On Saturday evening nine of us met to read Charles Dickens’s A Christmas Carol from end to end. We read around a log fire, taking up the narrative voice in turn for as long as we wanted; ‘roles’ were assigned for the moments of direct speech. I was happily type-cast as Fred, Scrooge’s nephew.
Dickens is a great Shakespearian. You could argue that The Shakespeare Birthplace Trust wouldn’t have started without his influence and encouragement. That’s why when you visit the exhibition before going into Shakespeare’s Birthplace, Dickens’s face is one of the ones you pass in our ‘Shakespeare Hall of Fame.’
So, it’s never a surprise to encounter Shakespearian allusions in Dickens’s work. It is as if he is unable to write without mentioning Shakespeare. On Saturday evening, we quickened with holiday humour (or was it Christmas spirit?) each time we came across an allusion.
I’m not going to list all of them (you should see Valerie Gager’s excellent studies on Shakespeare and Dickens for that), but the first occurs close to the beginning. Dickens is re-iterating that ‘Marley was dead, to begin with’ (I love that comma in the opening sentence and the way it emphatically opens the mystery and the magic now unfolding). That Marley was dead ‘must be distinctly understood, or nothing wonderful can come of the story I am going to relate. If we were not perfectly convinced that Hamlet’s father died before the play began, there would be nothing more remarkable in his taking a stroll at night, in an easterly wind, upon his own ramparts, than there would be in any other middle-aged gentleman rashly turning out after dark in a breezy spot – say St Paul’s Churchyard, for instance – literally to astonish his son’s weak mind.’ And so we are plunged into a world of vengeful phantoms, spirits, or goblins damned, where Jacob Marley’s ghost is sure to walk abroad…
When the ghost of King Hamlet appears to his son, Horatio, and Marcellus, the latter declares that ‘something is rotten in the state of Denmark’ (Hamlet 1.4.67). Dickens certainly knew that something was rotten in the City of London with the souls of its citizens jostling cheek by jowl in poverty (like the unhandsome Cratchits) or riches (like Scrooge himself).
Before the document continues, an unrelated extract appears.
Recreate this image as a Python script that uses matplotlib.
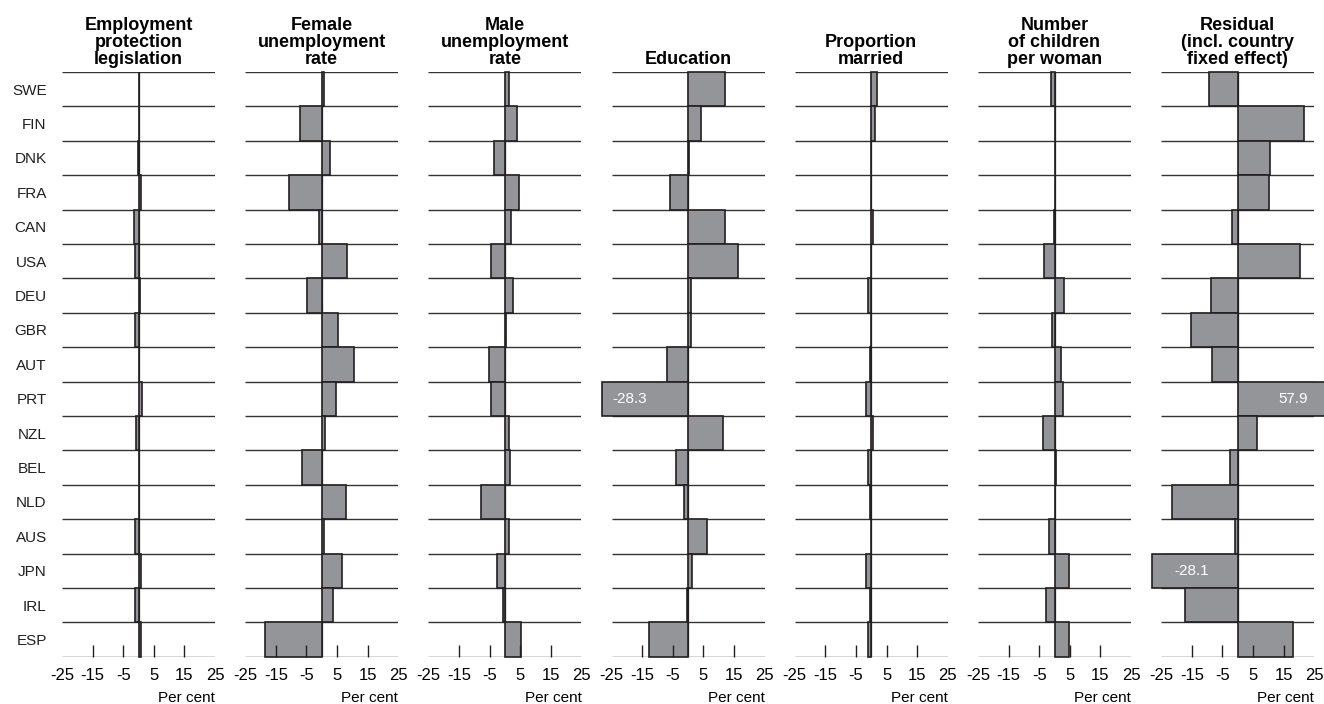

It takes the season of Christmas, a season which reminds us of the supernatural in the natural to help turn our hearts. As Fred says: it’s ‘the only time in the long calendar of the year, when men and women seem by one consent to open their shut-up hearts freely, and to think of people below them as if they really were fellow-passengers to the grave, and not another race of creatures bound on other journeys.’
Hamlet also unlocks the key to the collapsing time-frame of A Christmas Carol. Towards the end, Scrooge cannot understand how the ghost of Marley, and the ghost of Christmas Past, Present, and Future all managed to visit him in one evening. He is surprised and overwhelmed when he wakes up the next morning to discover it’s Christmas Day, and that he can start to live with grace and love and a mutuality of feeling for his fellow human beings. But, if Scrooge had read his Hamlet, he would know (again from Marcellus) that Christmas is the one time of the year when evil spirits don’t walk abroad:
Some say that ever ’gainst that season comes
Wherein our saviour’s birth is celebrated
The bird of dawning singeth all night long;
And then, they say, no spirit can walk abroad,
The nights are wholesome; then no planets strike,
No fairy takes, nor witch hath power to charm,
So hallowed and so gracious is the time. (Hamlet 1.1.138-145).
The spirits that visit Scrooge are the spirits of the season itself, past, present, and future. They are part of what is ‘so hallowed and gracious’ about Christmas, and they make Scrooge think of himself and the world differently. After we’d finished our reading, we went out into Stratford and sang impromptu carols.
So, to paraphrase Dickens’s preface, may this blog haunt your house pleasantly and, from his ending, ‘as Tiny Tim observed, God bless Us, Every One!’